(605g) Molecular Dynamics Simulations of Polymer-Surfactant Interactions | AIChE

(605g) Molecular Dynamics Simulations of Polymer-Surfactant Interactions


Surampudi, L. N. - Presenter, Tulane University
Ashbaugh, H. S., Tulane University

The self-assembly of surfactants in the aqueous media is an area of active research. The presence of the polymer molecules gives rise to changes in the solution and the interfacial properties of the surfactant compared to the corresponding polymer-free systems. In this work, we have analyzed the polymer-surfactant aggregation phenomenon by looking at the interactions between the anionic sodium dodecyl sulfate (SDS) surfactant and two non-ionic polymers – poly-(ethylene oxide) (PEO) and poly-(vinylpyrolidone) (PVP) using molecular dynamics (MD) simulations in water medium.

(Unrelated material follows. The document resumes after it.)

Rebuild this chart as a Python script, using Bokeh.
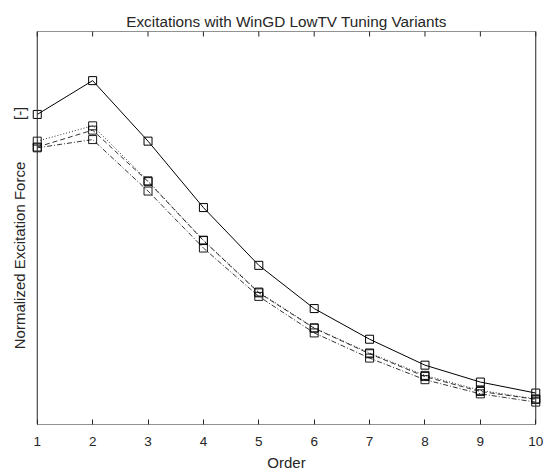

From the simulation results, it is observed that the polymer chains adsorb on the hydrophobic regions of the SDS micelle surface in a pattern similar to the beaded ­­necklace model as it was observed in experimental studies. The association of hydrophobic regions in the polymer and micelle suggest that the hydrophobic effect is the driving force for association. As hydrophobic effect is a function of temperature, our research is concentrated on studying the polymer-micelle interactions at various temperatures in the range of 280-360K. In all the temperature studies, the nonionic polymer displayed interaction with the anionic surfactant by adsorbing on the surface region of the micelle. The Surface Accessible Surface Area (SASA) of the micelle adsorbed by polymer (PEO and PVP) was small compared to the surface area of the polymer-free micelle, proving that the polymer shields the micelle from water promoting hydrophobic interactions between the polymer and micelle. The Potential of Mean Force (PMF) between the polymer and the surfactant assembly was also evaluated at various temperatures by pulling short chains of PEO and PVP from the surface of the micelle. The strength of interactions between micelle and polymer per unit surface area of the polymer was analyzed as a function of temperature. These results provide valuable insight into the temperature dependent hydrophobic interactions between nonpolar polymers with the anionic surfactants.